▶ **TASK BRIEF**
Repeat the records verbatim and leave the pictures out of your copy.

▶ **SUPPLIED MATERIAL**
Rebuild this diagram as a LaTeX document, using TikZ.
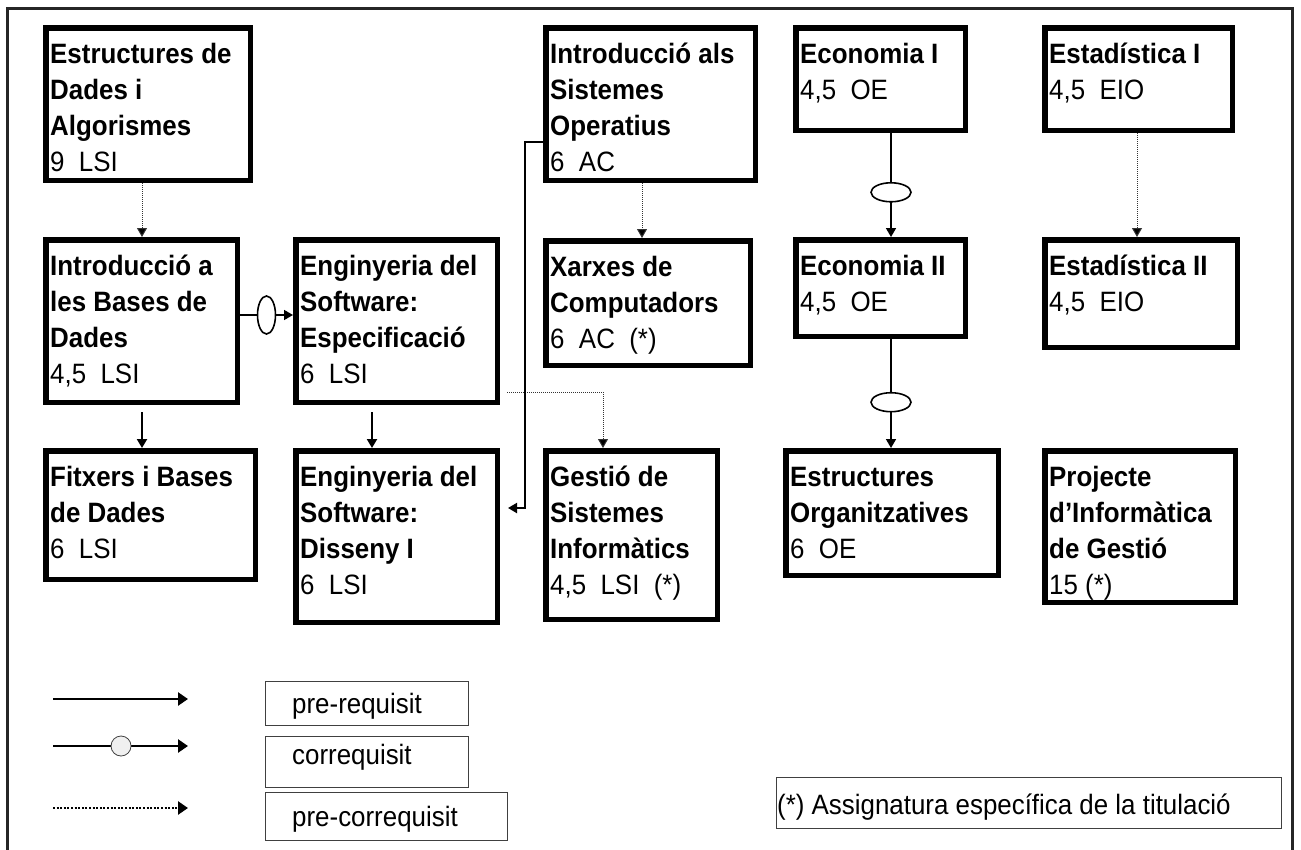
\documentclass[tikz,border=0pt]{standalone}
\usepackage{fontspec}
\setmainfont{Liberation Sans}[FakeStretch=0.925]
\usetikzlibrary{arrows.meta,shapes.geometric}
\newcommand\course[6]{%
  \node[cbox, minimum width={#4-#2-5.5}, minimum height={#5-#3-5.5}] (#1) at ({(#2+#4)/2},{(#3+#5)/2}) {};
  \node[ctxt] at ({#2+7},{#3+11}) {\rule{0pt}{27pt}#6};
}
\tikzset{
  cbox/.style={rectangle, draw=black, line width=5.5pt, outer sep=2.75pt, inner sep=0pt, fill=white},
  ctxt/.style={anchor=north west, inner sep=0pt, align=left, font=\fontsize{28}{36}\selectfont},
  pre/.style={line width=2pt, draw=black, -{Triangle[length=9pt,width=10pt]}},
  corr/.style={line width=1.6pt, draw=black, -{Triangle[length=9pt,width=10pt]}},
  precor/.style={line width=1pt, draw=black!80, dash pattern=on 1pt off 1pt, -{Triangle[length=9pt,width=10pt,fill=black]}},
  ovalv/.style={ellipse, draw=black, line width=1.6pt, fill=white, inner sep=0pt, minimum width=18pt, minimum height=38pt},
  ovalh/.style={ellipse, draw=black, line width=1.6pt, fill=white, inner sep=0pt, minimum width=40pt, minimum height=19pt},
  legpre/.style={line width=2.5pt, draw=black, -{Triangle[length=10pt,width=13pt]}},
  legdot/.style={line width=2.5pt, draw=black, dash pattern=on 2pt off 1.6pt, -{Triangle[length=10pt,width=13pt]}},
  legcirc/.style={circle, draw=black!75, line width=0.8pt, fill=gray!12, minimum size=20pt, inner sep=0pt},
  legbox/.style={rectangle, draw=black!75, line width=1pt, inner sep=0pt, outer sep=0pt, anchor=north west},
  ltxt/.style={anchor=base west, inner sep=0pt, font=\fontsize{28}{36}\selectfont},
}
\begin{document}
\begin{tikzpicture}[x=1pt,y=-1pt]
\clip (0,0) rectangle (1301,849);
\fill[white] (0,0) rectangle (1301,849);
\draw[line width=3pt, black!85] (7,8) rectangle (1292,880);

% courses
\course{eda}{43}{25}{253}{183}{\textbf{Estructures de}\\\textbf{Dades i}\\\textbf{Algorismes}\\9\ \ LSI}
\course{ibd}{43}{237}{240}{405}{\textbf{Introducció a}\\\textbf{les Bases de}\\\textbf{Dades}\\4,5\ \ LSI}
\course{ese}{293}{237}{500}{405}{\textbf{Enginyeria del}\\\textbf{Software:}\\\textbf{Especificació}\\6\ \ LSI}
\course{fit}{43}{448}{258}{582}{\textbf{Fitxers i Bases}\\\textbf{de Dades}\\6\ \ LSI}
\course{dis}{293}{448}{500}{625}{\textbf{Enginyeria del}\\\textbf{Software:}\\\textbf{Disseny I}\\6\ \ LSI}
\course{iso}{543}{25}{758}{183}{\textbf{Introducció als}\\\textbf{Sistemes}\\\textbf{Operatius}\\6\ \ AC}
\course{xar}{543}{238}{753}{368}{\textbf{Xarxes de}\\\textbf{Computadors}\\6\ \ AC\ \ (*)}
\course{ges}{543}{448}{720}{622}{\textbf{Gestió de}\\\textbf{Sistemes}\\\textbf{Informàtics}\\4,5\ \ LSI\ \ (*)}
\course{ecoa}{793}{25}{968}{133}{\textbf{Economia I}\\4,5\ \ OE}
\course{ecob}{793}{237}{968}{339}{\textbf{Economia II}\\4,5\ \ OE}
\course{eo}{783}{448}{1001}{578}{\textbf{Estructures}\\\textbf{Organitzatives}\\6\ \ OE}
\course{esta}{1042}{25}{1235}{133}{\textbf{Estadística I}\\4,5\ \ EIO}
\course{estb}{1042}{237}{1240}{350}{\textbf{Estadística II}\\4,5\ \ EIO}
\course{proj}{1042}{448}{1238}{605}{\textbf{Projecte}\\\textbf{d’Informàtica}\\\textbf{de Gestió}\\15 (*)}

% helper coordinates
\coordinate (x142) at (142,0);
\coordinate (x372) at (372,0);
\coordinate (x525) at (525,0);
\coordinate (x603) at (603,0);
\coordinate (x642) at (642,0);
\coordinate (x891) at (891,0);
\coordinate (x1137) at (1137,0);
\coordinate (y142) at (0,142);
\coordinate (y315) at (0,315);
\coordinate (y392) at (0,392);
\coordinate (y508) at (0,508);

% connectors
\draw[precor] (eda.south -| x142) -- (ibd.north -| x142);
\draw[corr] (ibd.east |- y315) -- node[ovalv]{} (ese.west |- y315);
\draw[pre, shorten <=7pt] (ibd.south -| x142) -- (fit.north -| x142);
\draw[pre, shorten <=7pt] (ese.south -| x372) -- (dis.north -| x372);
\draw[precor, shorten <=7pt] (ese.east |- y392) -| (ges.north -| x603);
\draw[pre, shorten >=8pt] (iso.west |- y142) -| (x525 |- y508) -- (dis.east |- y508);
\draw[precor] (iso.south -| x642) -- (xar.north -| x642);
\draw[corr] (ecoa.south -| x891) -- node[pos=0.57, ovalh]{} (ecob.north -| x891);
\draw[corr] (ecob.south -| x891) -- node[pos=0.58, ovalh]{} (eo.north -| x891);
\draw[precor] (esta.south -| x1137) -- (estb.north -| x1137);

% legend
\coordinate (la1) at (53,699);
\coordinate (la2) at (188,699);
\coordinate (lb1) at (53,746);
\coordinate (lb2) at (188,746);
\coordinate (lc1) at (53,808);
\coordinate (lc2) at (188,808);
\draw[legpre] (la1) -- (la2);
\draw[legpre] (lb1) -- node[pos=0.504, legcirc]{} (lb2);
\draw[legdot] (lc1) -- (lc2);

\node[legbox, minimum width=203pt, minimum height=44pt] (lgA) at (265,681) {};
\node[legbox, minimum width=203pt, minimum height=51pt] (lgB) at (265,736) {};
\node[legbox, minimum width=242pt, minimum height=48pt] (lgC) at (265,792) {};
\node[ltxt] (tA) at (292,713) {pre-requisit};
\node[ltxt] (tB) at (292,764) {correquisit};
\node[ltxt] (tC) at (292,826) {pre-correquisit};

\node[legbox, minimum width=505pt, minimum height=51pt] (foot) at (776,777) {};
\node[ltxt] (tF) at (777,814) {(*) Assignatura específica de la titulació};
\end{tikzpicture}
\end{document}
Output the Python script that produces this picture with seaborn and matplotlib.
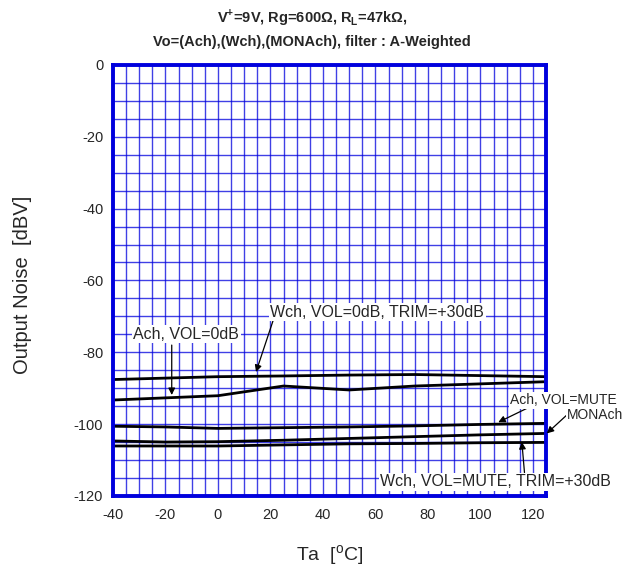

▶ **RESULT**
Rebuild this diagram as a LaTeX document, using TikZ.
\documentclass[tikz,border=0pt]{standalone}
\usepackage{fontspec}
\setmainfont{Liberation Sans}[FakeStretch=0.925]
\usetikzlibrary{arrows.meta,shapes.geometric}
\newcommand\course[6]{%
  \node[cbox, minimum width={#4-#2-5.5}, minimum height={#5-#3-5.5}] (#1) at ({(#2+#4)/2},{(#3+#5)/2}) {};
  \node[ctxt] at ({#2+7},{#3+11}) {\rule{0pt}{27pt}#6};
}
\tikzset{
  cbox/.style={rectangle, draw=black, line width=5.5pt, outer sep=2.75pt, inner sep=0pt, fill=white},
  ctxt/.style={anchor=north west, inner sep=0pt, align=left, font=\fontsize{28}{36}\selectfont},
  pre/.style={line width=2pt, draw=black, -{Triangle[length=9pt,width=10pt]}},
  corr/.style={line width=1.6pt, draw=black, -{Triangle[length=9pt,width=10pt]}},
  precor/.style={line width=1pt, draw=black!80, dash pattern=on 1pt off 1pt, -{Triangle[length=9pt,width=10pt,fill=black]}},
  ovalv/.style={ellipse, draw=black, line width=1.6pt, fill=white, inner sep=0pt, minimum width=18pt, minimum height=38pt},
  ovalh/.style={ellipse, draw=black, line width=1.6pt, fill=white, inner sep=0pt, minimum width=40pt, minimum height=19pt},
  legpre/.style={line width=2.5pt, draw=black, -{Triangle[length=10pt,width=13pt]}},
  legdot/.style={line width=2.5pt, draw=black, dash pattern=on 2pt off 1.6pt, -{Triangle[length=10pt,width=13pt]}},
  legcirc/.style={circle, draw=black!75, line width=0.8pt, fill=gray!12, minimum size=20pt, inner sep=0pt},
  legbox/.style={rectangle, draw=black!75, line width=1pt, inner sep=0pt, outer sep=0pt, anchor=north west},
  ltxt/.style={anchor=base west, inner sep=0pt, font=\fontsize{28}{36}\selectfont},
}
\begin{document}
\begin{tikzpicture}[x=1pt,y=-1pt]
\clip (0,0) rectangle (1301,849);
\fill[white] (0,0) rectangle (1301,849);
\draw[line width=3pt, black!85] (7,8) rectangle (1292,880);

% courses
\course{eda}{43}{25}{253}{183}{\textbf{Estructures de}\\\textbf{Dades i}\\\textbf{Algorismes}\\9\ \ LSI}
\course{ibd}{43}{237}{240}{405}{\textbf{Introducció a}\\\textbf{les Bases de}\\\textbf{Dades}\\4,5\ \ LSI}
\course{ese}{293}{237}{500}{405}{\textbf{Enginyeria del}\\\textbf{Software:}\\\textbf{Especificació}\\6\ \ LSI}
\course{fit}{43}{448}{258}{582}{\textbf{Fitxers i Bases}\\\textbf{de Dades}\\6\ \ LSI}
\course{dis}{293}{448}{500}{625}{\textbf{Enginyeria del}\\\textbf{Software:}\\\textbf{Disseny I}\\6\ \ LSI}
\course{iso}{543}{25}{758}{183}{\textbf{Introducció als}\\\textbf{Sistemes}\\\textbf{Operatius}\\6\ \ AC}
\course{xar}{543}{238}{753}{368}{\textbf{Xarxes de}\\\textbf{Computadors}\\6\ \ AC\ \ (*)}
\course{ges}{543}{448}{720}{622}{\textbf{Gestió de}\\\textbf{Sistemes}\\\textbf{Informàtics}\\4,5\ \ LSI\ \ (*)}
\course{ecoa}{793}{25}{968}{133}{\textbf{Economia I}\\4,5\ \ OE}
\course{ecob}{793}{237}{968}{339}{\textbf{Economia II}\\4,5\ \ OE}
\course{eo}{783}{448}{1001}{578}{\textbf{Estructures}\\\textbf{Organitzatives}\\6\ \ OE}
\course{esta}{1042}{25}{1235}{133}{\textbf{Estadística I}\\4,5\ \ EIO}
\course{estb}{1042}{237}{1240}{350}{\textbf{Estadística II}\\4,5\ \ EIO}
\course{proj}{1042}{448}{1238}{605}{\textbf{Projecte}\\\textbf{d’Informàtica}\\\textbf{de Gestió}\\15 (*)}

% helper coordinates
\coordinate (x142) at (142,0);
\coordinate (x372) at (372,0);
\coordinate (x525) at (525,0);
\coordinate (x603) at (603,0);
\coordinate (x642) at (642,0);
\coordinate (x891) at (891,0);
\coordinate (x1137) at (1137,0);
\coordinate (y142) at (0,142);
\coordinate (y315) at (0,315);
\coordinate (y392) at (0,392);
\coordinate (y508) at (0,508);

% connectors
\draw[precor] (eda.south -| x142) -- (ibd.north -| x142);
\draw[corr] (ibd.east |- y315) -- node[ovalv]{} (ese.west |- y315);
\draw[pre, shorten <=7pt] (ibd.south -| x142) -- (fit.north -| x142);
\draw[pre, shorten <=7pt] (ese.south -| x372) -- (dis.north -| x372);
\draw[precor, shorten <=7pt] (ese.east |- y392) -| (ges.north -| x603);
\draw[pre, shorten >=8pt] (iso.west |- y142) -| (x525 |- y508) -- (dis.east |- y508);
\draw[precor] (iso.south -| x642) -- (xar.north -| x642);
\draw[corr] (ecoa.south -| x891) -- node[pos=0.57, ovalh]{} (ecob.north -| x891);
\draw[corr] (ecob.south -| x891) -- node[pos=0.58, ovalh]{} (eo.north -| x891);
\draw[precor] (esta.south -| x1137) -- (estb.north -| x1137);

% legend
\coordinate (la1) at (53,699);
\coordinate (la2) at (188,699);
\coordinate (lb1) at (53,746);
\coordinate (lb2) at (188,746);
\coordinate (lc1) at (53,808);
\coordinate (lc2) at (188,808);
\draw[legpre] (la1) -- (la2);
\draw[legpre] (lb1) -- node[pos=0.504, legcirc]{} (lb2);
\draw[legdot] (lc1) -- (lc2);

\node[legbox, minimum width=203pt, minimum height=44pt] (lgA) at (265,681) {};
\node[legbox, minimum width=203pt, minimum height=51pt] (lgB) at (265,736) {};
\node[legbox, minimum width=242pt, minimum height=48pt] (lgC) at (265,792) {};
\node[ltxt] (tA) at (292,713) {pre-requisit};
\node[ltxt] (tB) at (292,764) {correquisit};
\node[ltxt] (tC) at (292,826) {pre-correquisit};

\node[legbox, minimum width=505pt, minimum height=51pt] (foot) at (776,777) {};
\node[ltxt] (tF) at (777,814) {(*) Assignatura específica de la titulació};
\end{tikzpicture}
\end{document}
Output the Python script that produces this picture with seaborn and matplotlib.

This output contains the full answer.